DIRECTIONS FOR THIS TASK:
Where a line contains the word "code", copy that line.

Excerpt from a dataset:
Begin

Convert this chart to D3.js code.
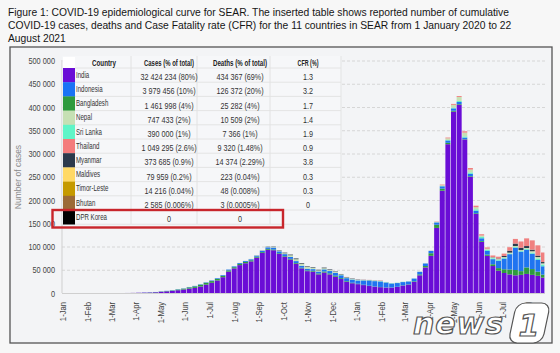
<!DOCTYPE html>
<html>
<head>
<meta charset="utf-8">
<script src="https://cdn.jsdelivr.net/npm/d3@7"></script>
<style>
  body { margin: 0; background: #f7f7f7; }
  svg { display: block; }
</style>
</head>
<body>
<svg id="chart"></svg>
<script>
// weekly bins from 1 Jan 2020, values = daily new cases (thousands)
const india = [0,0,0,0,0,0,0,0,0,0,
  0,0.04,0.15,0.5,0.8,1.0,1.5,2.5,3.5,4.5,
  6,7.5,9.5,11,14,18,22,27,34,46,
  53,60,64,68,76,86,93,92,84,78,
  72,63,53,47,46,40,44,40,35,30,
  24,21,19,17,15,13.5,12.5,11.5,11.5,13,
  16,18,24,38,55,80,140,220,320,390,
  405,330,250,170,110,80,58,48,43,40,
  38,39,41,39,37,33];
const bangladesh = [0,0,0,0,0,0,0,0,0,0,
  0,0.01,0.01,0.02,0.1,0.3,0.4,0.6,0.7,0.9,
  1.4,1.8,2.6,3.2,3.7,3.8,3.6,3.2,2.9,2.6,
  2.5,2.5,2.7,2.4,2.0,1.8,1.8,1.6,1.5,1.4,
  1.4,1.5,1.5,1.6,1.8,2.1,2.2,2.2,2.2,1.9,
  1.4,1.1,0.9,0.8,0.6,0.5,0.5,0.4,0.4,0.4,
  0.5,0.7,1.2,2.0,3.0,5.5,6.8,4.5,3.0,2.0,
  1.3,0.8,1.3,1.5,1.7,2.5,3.8,5.5,8.0,10.5,
  11.5,8.0,14.0,12.5,9.0,6.5];
const indonesia = [0,0,0,0,0,0,0,0,0,0,
  0.01,0.05,0.1,0.15,0.3,0.35,0.3,0.35,0.4,0.5,
  0.6,0.6,0.7,1.0,1.1,1.2,1.4,1.6,1.6,1.8,
  1.8,1.9,2.0,2.2,2.6,3.1,3.5,4.0,4.2,4.2,
  4.2,4.1,4.0,3.5,3.5,4.0,4.5,5.0,5.8,6.2,
  6.5,6.8,7.0,9.0,11.0,11.5,11.8,10.5,8.5,8.0,
  7.0,6.0,5.8,5.5,5.5,5.0,5.0,5.0,5.0,5.0,
  4.5,3.5,5.0,5.5,6.0,8.0,11.0,16.0,23.0,33.0,
  48.0,42.0,38.0,33.0,25.0,18.0];
const sriLanka = [0,0,0,0,0,0,0,0,0,0,
  0,0,0,0,0,0,0,0,0,0,
  0,0,0,0,0,0,0,0,0,0,
  0,0,0,0,0,0,0,0,0,0,
  0.1,0.3,0.4,0.4,0.4,0.4,0.4,0.5,0.6,0.6,
  0.6,0.6,0.6,0.6,0.7,0.8,0.8,0.9,0.8,0.6,
  0.5,0.35,0.3,0.3,0.3,0.3,0.3,0.5,1.0,1.6,
  2.3,2.5,3.0,3.0,2.8,2.4,2.0,1.8,1.7,1.5,
  1.5,1.5,1.8,2.5,3.3,3.8];
const nepal = [0,0,0,0,0,0,0,0,0,0,
  0,0,0,0,0,0,0,0,0.01,0.02,
  0.05,0.2,0.3,0.4,0.4,0.5,0.4,0.2,0.1,0.2,
  0.3,0.4,0.6,0.8,1.0,1.0,1.1,1.2,1.3,2.0,
  3.5,3.8,4.0,3.5,2.5,2.2,2.2,1.7,1.5,1.3,
  1.0,0.8,0.6,0.4,0.3,0.25,0.2,0.15,0.1,0.1,
  0.08,0.08,0.08,0.1,0.15,0.3,0.8,1.8,3.5,6.0,
  8.5,8.0,6.0,4.5,3.0,2.2,1.8,1.6,1.5,1.8,
  2.0,1.8,2.0,2.8,3.0,2.5];
const myanmar = [0,0,0,0,0,0,0,0,0,0,
  0,0,0,0,0,0,0,0,0,0,
  0,0,0,0,0,0,0,0,0,0,
  0,0,0,0,0.05,0.2,0.5,0.8,0.9,1.2,
  1.4,1.6,1.4,1.2,1.2,1.3,1.3,1.2,1.0,0.9,
  0.8,0.8,0.7,0.5,0.4,0.3,0.3,0.1,0.02,0.02,
  0.02,0.02,0.02,0.02,0.02,0.02,0.02,0.02,0.02,0.02,
  0.02,0.02,0.02,0.04,0.1,0.3,0.6,1.2,2.5,4.2,
  5.3,5.0,4.2,3.4,3.2,2.8];
const thailand = [0,0,0,0,0,0,0,0,0,0,
  0,0.05,0.12,0.1,0.05,0.03,0.01,0.01,0,0,
  0,0,0,0,0,0,0,0,0,0,
  0,0,0,0,0,0,0,0,0,0,
  0,0,0,0,0,0,0,0,0,0,
  0.3,0.1,0.15,0.25,0.2,0.3,0.7,0.2,0.1,0.1,
  0.07,0.07,0.08,0.1,0.09,0.15,0.7,1.4,1.8,2.0,
  2.0,3.0,3.5,3.2,2.8,2.6,3.5,4.0,5.0,7.5,
  10.0,13.5,16.5,20.0,22.0,20.5];

// inserted table
const tableCountries = ["India","Indonesia","Bangladesh","Nepal","Sri Lanka","Thailand","Myanmar","Maldives","Timor-Leste","Bhutan","DPR Korea"];
const tableCases = ["32 424 234 (80%)","3 979 456 (10%)","1 461 998 (4%)","747 433 (2%)","390 000 (1%)","1 049 295 (2.6%)","373 685 (0.9%)","79 959 (0.2%)","14 216 (0.04%)","2 585 (0.006%)","0"];
const tableDeaths = ["434 367 (69%)","126 372 (20%)","25 282 (4%)","10 509 (2%)","7 366 (1%)","9 320 (1.48%)","14 374 (2.29%)","223 (0.04%)","48 (0.008%)","3 (0.0005%)","0"];
const tableCfr = ["1.3","3.2","1.7","1.4","1.9","0.9","3.8","0.3","0.3","0",""];
const tableColors = ["#6a0dd6","#1a73f5","#2e9a3e","#c6e0b4","#5ff5c8","#f47c7c","#2c3a4c","#ffd966","#c59a00","#9c6a37","#000000"];
const tableHeaders = ["Country","Cases (% of total)","Deaths (% of total)","CFR (%)"];

const titleLines = [
  "Figure 1: COVID-19 epidemiological curve for SEAR. The inserted table shows reported number of cumulative",
  "COVID-19 cases, deaths and Case Fatality rate (CFR) for the 11 countries in SEAR from 1 January 2020 to 22",
  "August 2021"
];

const seriesKeys = ["India","Bangladesh","Indonesia","Sri Lanka","Nepal","Myanmar","Thailand"];
const seriesValues = [india, bangladesh, indonesia, sriLanka, nepal, myanmar, thailand];
const seriesColors = ["#6a0dd6","#2e9a3e","#1f74f0","#5ff0c8","#c6e0b4","#2c3a4c","#f08080"];

const startDate = new Date(2020, 0, 1);
const endDate = new Date(2021, 7, 23);
const FONT = "Liberation Sans, Arial, sans-serif";

// no narrow font installed, so squeeze the text horizontally
function squeeze(sel, k) {
  sel.each(function () {
    const w = this.getComputedTextLength();
    d3.select(this).attr("textLength", w * k).attr("lengthAdjust", "spacingAndGlyphs");
  });
}

const svg = d3.select("#chart").attr("width", 560).attr("height", 353);

// title
const title = svg.append("g").selectAll("text")
  .data(titleLines)
  .enter()
  .append("text")
  .attr("x", 8)
  .attr("y", (d, i) => 16 + i * 12.8)
  .attr("font-family", FONT)
  .attr("font-size", 11.3)
  .attr("fill", "#151515")
  .text(d => d);
const k1 = 501 / title.node().getComputedTextLength();
squeeze(title, k1);

// chart frame
svg.append("rect")
  .attr("x", 10).attr("y", 47)
  .attr("width", 542).attr("height", 296)
  .attr("fill", "#f3f4f6")
  .attr("stroke", "#555")
  .attr("stroke-width", 1.3);

const x = d3.scaleTime().domain([startDate, endDate]).range([63, 545]);
const y = d3.scaleLinear().domain([0, 500]).range([293, 60.5]);

// gridlines
svg.append("g")
  .attr("transform", "translate(62,0)")
  .call(d3.axisLeft(y).tickValues(d3.range(50, 501, 50)).tickSize(-483).tickFormat(""))
  .call(g => g.select(".domain").remove())
  .selectAll("line")
  .attr("stroke", "#d6d6d6")
  .attr("stroke-dasharray", "3,2");

// weekly rows for the stack
const rows = india.map((v, i) => {
  const row = { start: d3.timeDay.offset(startDate, i * 7) };
  seriesKeys.forEach((k, j) => row[k] = seriesValues[j][i]);
  return row;
});
const stacked = d3.stack().keys(seriesKeys)(rows);

svg.append("g").selectAll("g")
  .data(stacked)
  .enter()
  .append("g")
  .attr("fill", (d, i) => seriesColors[i])
  .selectAll("rect")
  .data(d => d)
  .enter()
  .append("rect")
  .attr("x", d => x(d.data.start))
  .attr("width", d => {
    const end = d3.min([d3.timeDay.offset(d.data.start, 7), endDate]);
    return Math.max(0, x(end) - x(d.data.start) - 0.6);
  })
  .attr("y", d => y(d[1]))
  .attr("height", d => Math.max(0, y(d[0]) - y(d[1])));

// axis lines
svg.append("line").attr("x1", 62).attr("x2", 62).attr("y1", 60).attr("y2", 293)
  .attr("stroke", "#cfcfcf");
svg.append("line").attr("x1", 62).attr("x2", 545).attr("y1", 293.5).attr("y2", 293.5)
  .attr("stroke", "#cfcfcf");

const fmt = d3.format(",");
const yAxis = svg.append("g")
  .attr("transform", "translate(62,0)")
  .call(d3.axisLeft(y).tickValues(d3.range(0, 501, 50)).tickSize(0).tickPadding(7)
    .tickFormat(d => fmt(d * 1000).replace(/,/g, " ")));
yAxis.select(".domain").remove();
yAxis.selectAll("text")
  .attr("font-family", FONT)
  .attr("font-size", 9.8)
  .attr("fill", "#444")
  .call(squeeze, 0.75);

const xAxis = svg.append("g")
  .attr("transform", "translate(0,293)")
  .call(d3.axisBottom(x).tickValues(d3.timeMonth.range(startDate, new Date(2021, 7, 2)))
    .tickSize(0).tickFormat(d3.timeFormat("%-d-%b")));
xAxis.select(".domain").remove();
xAxis.selectAll("text")
  .attr("transform", "rotate(-90)")
  .attr("x", -9)
  .attr("y", 0)
  .attr("dy", "0.32em")
  .attr("text-anchor", "end")
  .attr("font-family", FONT)
  .attr("font-size", 9)
  .attr("fill", "#444")
  .call(squeeze, 0.85);

svg.append("text")
  .attr("transform", "translate(21,177) rotate(-90)")
  .attr("text-anchor", "middle")
  .attr("font-family", FONT)
  .attr("font-size", 8.5)
  .attr("fill", "#8a8a8a")
  .text("Number of cases");

// inserted table
const tbl = svg.append("g");
const rowH = 14.2, headTop = 56, bodyTop = 68;
tbl.append("rect")
  .attr("x", 62.5).attr("y", headTop)
  .attr("width", 279).attr("height", bodyTop + rowH * 11 - headTop)
  .attr("fill", "#f6f7f9");
tbl.selectAll(".hline")
  .data(d3.range(12))
  .enter()
  .append("line")
  .attr("x1", 75).attr("x2", 341)
  .attr("y1", i => bodyTop + i * rowH).attr("y2", i => bodyTop + i * rowH)
  .attr("stroke", "#e4e4e4");
tbl.selectAll(".vline")
  .data([131, 197, 270, 341])
  .enter()
  .append("line")
  .attr("x1", d => d).attr("x2", d => d)
  .attr("y1", headTop).attr("y2", bodyTop + rowH * 11)
  .attr("stroke", "#e2e2e2");
tbl.append("rect")
  .attr("x", 63).attr("y", headTop + 1)
  .attr("width", 12).attr("height", bodyTop - headTop - 1)
  .attr("fill", "#ffffff");
tbl.selectAll(".swatch")
  .data(tableColors)
  .enter()
  .append("rect")
  .attr("x", 63).attr("y", (d, i) => bodyTop + i * rowH)
  .attr("width", 12).attr("height", rowH + 0.3)
  .attr("fill", d => d);

const colX = [104, 169, 240, 308];
const headW = [24, 50, 54, 21];
tbl.append("g").selectAll("text")
  .data(tableHeaders)
  .enter()
  .append("text")
  .attr("x", (d, i) => colX[i]).attr("y", 63)
  .attr("dy", "0.35em")
  .attr("text-anchor", "middle")
  .attr("font-family", FONT)
  .attr("font-weight", "bold")
  .attr("font-size", 9)
  .attr("fill", "#222")
  .attr("textLength", (d, i) => headW[i])
  .attr("lengthAdjust", "spacingAndGlyphs")
  .text(d => d);

const addCol = (vals, cx, anchor, dy, size, k) => tbl.append("g").selectAll("text")
  .data(vals)
  .enter()
  .append("text")
  .attr("x", cx)
  .attr("y", (d, i) => bodyTop + i * rowH + rowH / 2 + dy)
  .attr("dy", "0.35em")
  .attr("text-anchor", anchor)
  .attr("font-family", FONT)
  .attr("font-size", size)
  .attr("fill", "#333")
  .text(d => d)
  .call(squeeze, k);
addCol(tableCountries, 76, "start", -0.5, 9, 0.68);
addCol(tableCases, colX[1], "middle", 2, 9, 0.8);
addCol(tableDeaths, colX[2], "middle", 2, 9, 0.8);
addCol(tableCfr, colX[3], "middle", 2, 9, 0.8);

// highlight of DPR Korea row
svg.append("rect")
  .attr("x", 52.5).attr("y", 210)
  .attr("width", 230.5).attr("height", 17.5)
  .attr("fill", "none")
  .attr("stroke", "#c8262c")
  .attr("stroke-width", 2.4);

// news1 watermark
const wm = svg.append("g");
wm.append("text")
  .attr("x", 413).attr("y", 334)
  .attr("font-family", "DejaVu Sans, sans-serif")
  .attr("font-weight", "bold")
  .attr("font-style", "italic")
  .attr("font-size", 30)
  .attr("fill", "#ffffff")
  .attr("stroke", "#555")
  .attr("stroke-width", 1.2)
  .attr("textLength", 90)
  .text("news");
wm.append("rect")
  .attr("x", 515).attr("y", 303)
  .attr("width", 34).attr("height", 40)
  .attr("rx", 9)
  .attr("transform", "skewX(-12) translate(66,0)")
  .attr("fill", "#ffffff")
  .attr("stroke", "#555")
  .attr("stroke-width", 1.2);
wm.append("text")
  .attr("x", 529).attr("y", 336)
  .attr("text-anchor", "middle")
  .attr("font-family", "DejaVu Sans, sans-serif")
  .attr("font-weight", "bold")
  .attr("font-style", "italic")
  .attr("font-size", 30)
  .attr("fill", "#ffffff")
  .attr("stroke", "#555")
  .attr("stroke-width", 1.2)
  .text("1");
</script>
</body>
</html>
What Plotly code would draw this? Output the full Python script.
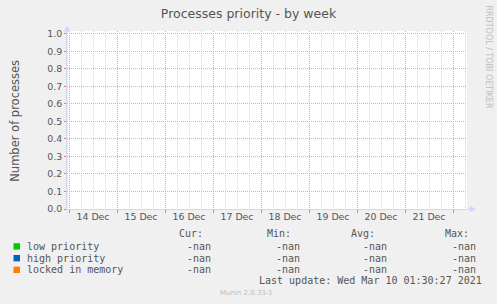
import plotly.graph_objects as go
import pandas as pd

# ---- data (all series are empty: -nan) ----
times = ["2020-12-14 00:00", "2020-12-15 00:00", "2020-12-16 00:00", "2020-12-17 00:00",
         "2020-12-18 00:00", "2020-12-19 00:00", "2020-12-20 00:00", "2020-12-21 00:00"]
low_priority = [None, None, None, None, None, None, None, None]
high_priority = [None, None, None, None, None, None, None, None]
locked_in_memory = [None, None, None, None, None, None, None, None]
series_names = ["low priority", "high priority", "locked in memory"]
series_colors = ["#00cc00", "#0066b3", "#ff8000"]
series_values = [low_priority, high_priority, locked_in_memory]
stats_cur = ["-nan", "-nan", "-nan"]
stats_min = ["-nan", "-nan", "-nan"]
stats_avg = ["-nan", "-nan", "-nan"]
stats_max = ["-nan", "-nan", "-nan"]
day_labels = ["14 Dec", "15 Dec", "16 Dec", "17 Dec", "18 Dec", "19 Dec", "20 Dec", "21 Dec"]
x_range = ["2020-12-13 23:00", "2020-12-22 07:00"]
y_range = [0, 1.016]
title = "Processes priority - by week"
y_title = "Number of processes"
last_update = "Last update: Wed Mar 10 01:30:27 2021"

W, H = 497, 304
L, R, T, B = 67, 30, 30.5, 95
PW, PH = W - L - R, H - T - B


def px(x):
    return (x - L) / PW


def py(y):
    return 1 - (y - T) / PH


TXT = "#555555"
SANS = "DejaVu Sans"
MONO = "DejaVu Sans Mono"
MGRID = "#ff9c9c"
GRID = "#d4d4d4"
AXIS = "#cfd6f8"

days = pd.to_datetime(times + ["2020-12-22 00:00"])
major_vals = [d.strftime("%Y-%m-%d %H:%M") for d in days]
minor_vals = [(d + pd.Timedelta(hours=h)).strftime("%Y-%m-%d %H:%M")
              for d in pd.to_datetime(["2020-12-13"]).append(days) for h in (6, 12, 18)]
label_vals = [(d + pd.Timedelta(hours=12)).strftime("%Y-%m-%d %H:%M") for d in pd.to_datetime(times)]

fig = go.Figure()
for name, col, vals in zip(series_names, series_colors, series_values):
    fig.add_trace(go.Scatter(x=times, y=vals, name=name, mode="lines",
                             line=dict(color=col, width=1), showlegend=False))
# invisible trace bound to the label axis
fig.add_trace(go.Scatter(x=times, y=low_priority, xaxis="x2", mode="lines",
                         showlegend=False, hoverinfo="skip"))

fig.update_layout(
    width=W, height=H,
    margin=dict(l=L, r=R, t=T, b=B, pad=0),
    paper_bgcolor="#f0f0f0", plot_bgcolor="#ffffff",
    showlegend=False,
    title=dict(text=title, x=0.5, xref="container", xanchor="center",
               y=1 - 14 / H, yref="container", yanchor="middle",
               font=dict(family=SANS, size=12.5, color=TXT)),
    xaxis=dict(
        type="date", range=x_range,
        tickmode="array", tickvals=major_vals, showticklabels=False,
        showgrid=True, gridcolor=MGRID, griddash="1px,1px", gridwidth=1,
        minor=dict(tickmode="array", tickvals=minor_vals, showgrid=True,
                   gridcolor=GRID, griddash="1px,1px", gridwidth=1),
        ticks="outside", ticklen=3, tickcolor="#ff7070", tickwidth=1,
        showline=True, linecolor=AXIS, linewidth=1, zeroline=False,
    ),
    xaxis2=dict(
        type="date", range=x_range, overlaying="x", anchor="y", side="bottom",
        tickmode="array", tickvals=label_vals, ticktext=day_labels,
        showgrid=False, ticks="", showline=False, zeroline=False,
        ticklabelstandoff=1,
        tickfont=dict(family=SANS, size=9.4, color=TXT),
    ),
    yaxis=dict(
        range=y_range, dtick=0.1, tick0=0, tickformat=".1f",
        showgrid=True, gridcolor=MGRID, griddash="1px,1px", gridwidth=1,
        ticks="outside", ticklen=2, tickcolor="#ff7070", tickwidth=1,
        showline=True, linecolor=AXIS, linewidth=1, zeroline=False,
        tickfont=dict(family=SANS, size=9.4, color=TXT),
    ),
)

# axis arrows
shapes = []
shapes.append(dict(type="path", xref="paper", yref="paper",
                   path=f"M {px(64)} {py(31)} L {px(70)} {py(31)} L {px(67)} {py(25)} Z",
                   fillcolor=AXIS, line=dict(width=0)))
shapes.append(dict(type="line", xref="paper", yref="paper",
                   x0=px(67), x1=px(67), y0=py(31), y1=py(209), line=dict(color=AXIS, width=1)))
shapes.append(dict(type="line", xref="paper", yref="paper",
                   x0=px(467), x1=px(470), y0=py(209), y1=py(209), line=dict(color=AXIS, width=1)))
shapes.append(dict(type="path", xref="paper", yref="paper",
                   path=f"M {px(470)} {py(206)} L {px(470)} {py(212)} L {px(476)} {py(209)} Z",
                   fillcolor=AXIS, line=dict(width=0)))

ann = []
ann.append(dict(text=y_title, textangle=-90, x=px(15), y=py(120.5), xref="paper", yref="paper",
                showarrow=False, xanchor="center", yanchor="middle", borderpad=0,
                font=dict(family=SANS, size=11.5, color=TXT)))
ann.append(dict(text="RRDTOOL / TOBI OETIKER", textangle=90, x=px(488.5), y=py(56.5),
                xref="paper", yref="paper", showarrow=False, xanchor="center", yanchor="middle",
                borderpad=0, font=dict(family=SANS, size=8, color="#bdbdbd")))

row_y = [246.5, 258.3, 270.0]
header_y = 233.3
for txt, xr in zip(["Cur:", "Min:", "Avg:", "Max:"], [204, 292, 375.5, 470]):
    ann.append(dict(text=txt, x=px(xr), y=py(header_y), xref="paper", yref="paper",
                    showarrow=False, xanchor="right", yanchor="middle", borderpad=0,
                    font=dict(family=MONO, size=10, color=TXT)))
for i, name in enumerate(series_names):
    yy = row_y[i]
    shapes.append(dict(type="rect", xref="paper", yref="paper",
                       x0=px(13.5), x1=px(20), y0=py(yy - 3.2), y1=py(yy + 3.2),
                       fillcolor=series_colors[i], line=dict(width=0)))
    ann.append(dict(text=name, x=px(25.5), y=py(yy), xref="paper", yref="paper",
                    showarrow=False, xanchor="left", yanchor="middle", borderpad=0,
                    font=dict(family=MONO, size=10, color=TXT)))
    for vals, xr in zip([stats_cur, stats_min, stats_avg, stats_max], [211.5, 301, 388, 477]):
        ann.append(dict(text=vals[i], x=px(xr), y=py(yy), xref="paper", yref="paper",
                        showarrow=False, xanchor="right", yanchor="middle", borderpad=0,
                        font=dict(family=MONO, size=10, color=TXT)))
ann.append(dict(text=last_update, x=px(482.5), y=py(280.5), xref="paper", yref="paper",
                showarrow=False, xanchor="right", yanchor="middle", borderpad=0,
                font=dict(family=MONO, size=10, color=TXT)))
ann.append(dict(text="Munin 2.0.33-1", x=px(218.5), y=py(293.5), xref="paper", yref="paper",
                showarrow=False, xanchor="left", yanchor="middle", borderpad=0,
                font=dict(family=SANS, size=7, color="#bdbdbd")))

fig.update_layout(shapes=shapes, annotations=ann)
fig.write_html("out.html")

End

SOLUTION TO THIS PROBLEM:
Convert this chart to D3.js code.
What Plotly code would draw this? Output the full Python script.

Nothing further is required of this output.